Making Modernism

Ben Hecht’s WWI Dispatch and Editor’s Reply, 1919

The two documents collected here—Ben Hecht’s Berlin dispatch to the Daily News, February 3, 1919, and assistant editor C. H. Dennis's reply to Hecht, February 7, 1919—highlight an important tension between newspaper eyewitness accounts as personal, essentially provincial ventures, and eyewitness accounts as a collaborative, global enterprise. One of the first American newspapers to employ foreign correspondents to cover the international politics of World War I, the Chicago Daily News boasted firsthand accounts in which information and colorful description coexisted. Correspondents’ insider-outsider positions allowed the News to claim a specifically American viewpoint, meant to interest its Chicago readership.

Ben Hecht served as a war correspondent in Berlin for the Chicago Daily News from 1918-1919, but Chicago was his home base, and his readers could sense it. And in this dispatch, Hecht makes Berlin feel like home by comparing it to Chicago. His move recasts Philipp Scheiemann, the Social Democratic Party of Germany (SPD) revolutionary who had recently declared the end of the German imperial government and who would soon be called upon to help found the Weimar Republic, to corrupt Alderman Michael “Hinky Dink” Kenna, known for buying poorer Chicagoans’ votes. In Dennis’s opinion, however, this Berlin-cum-Chicago perspective is a mistake. Moving too quickly and superficially to Chicago, Hecht neglects to “interpret” Scheidemann for what he is: a powerful leader, partially responsible for “making the world over.” Dennis explicitly increases the responsibility of the eyewitness by referring to the News’ readers not as “Chicago” or  “the nation” but as the voracious, curious “world.” Expanding the reading audience also implicitly claims Chicago as an international capitol, a full participant in the circuitous process of newsmaking.

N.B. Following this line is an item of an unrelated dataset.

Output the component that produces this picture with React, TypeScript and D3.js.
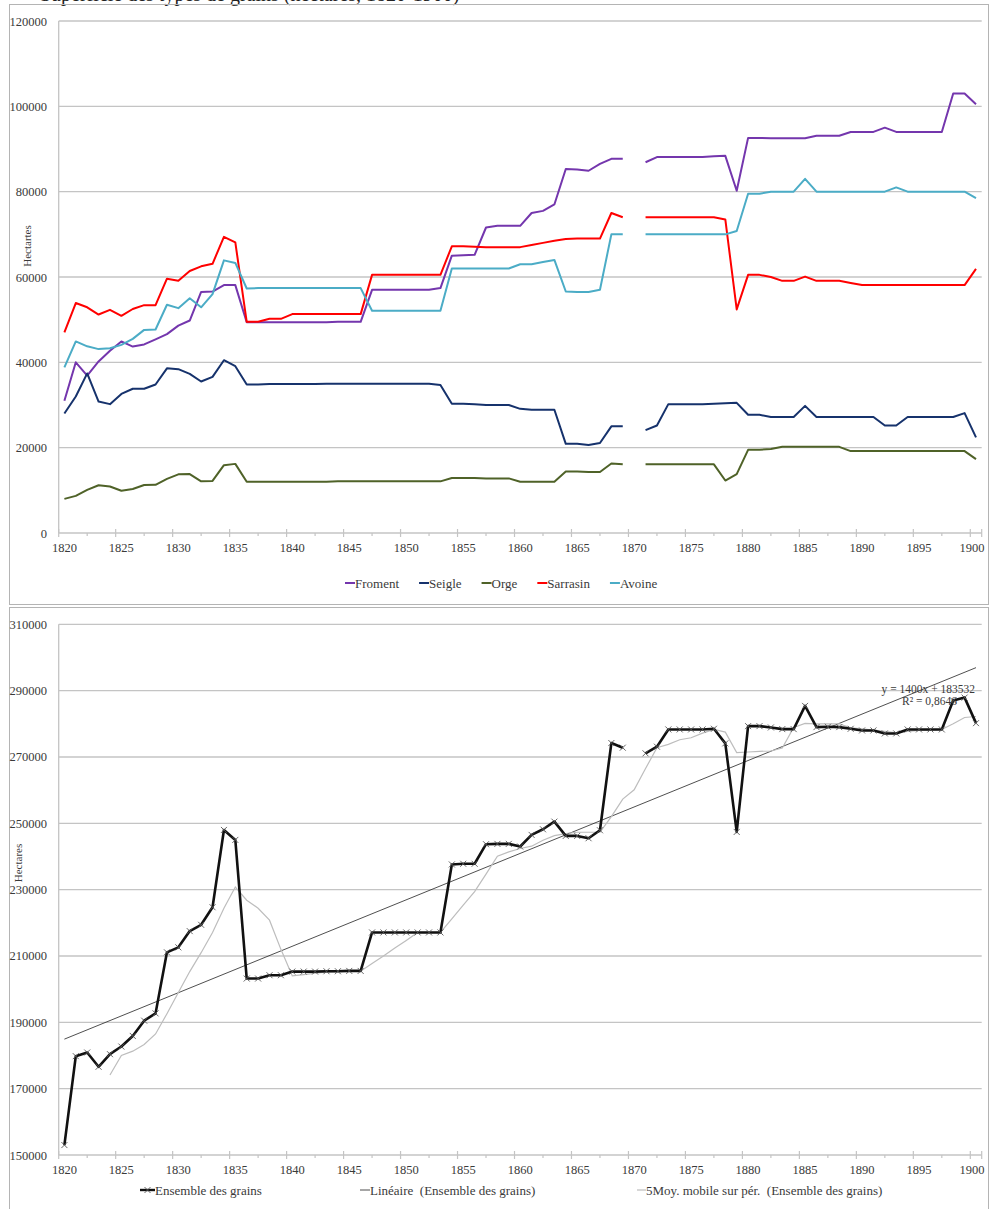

The News never ran Hecht’s account, but even the decision not to publish required an international network. At minimum, Hecht’s dispatch travelled to Amsterdam, London, Paris, and finally back to Berlin, now with Dennis's cover (with embedded quotations from Hecht, Scheidemann, Bell, and Lawson) and Bell’s (lost) re-“skeletonized” cable. Had the story run, it would have passed to the Chicago news desk as well, and finally to the public. In order for this vast array of readers “not to get lost in the mist,” these editors push for brevity and clarity, for concrete, pithy sketches and informational anecdotes.

We do not know which ninety-five words Bell found so expensively superfluous in Hecht’s already spare skeletonized account, but Bell’s and Dennis’'s editing practices clearly influenced Hecht’s later writing and the News’ standards for national reportage. After continuing for a time in Berlin, Hecht returned to the States, where he went on to pen the long-running series “One Thousand and One Afternoons in Chicago.” These factual accounts and character sketches do the work of “interpreting” the city and its inhabitants by defamiliarizing them, allowing Hecht’s readers to imagine their hometown as a foreign land whose everyday events become news by their own collaborative work of interpretation.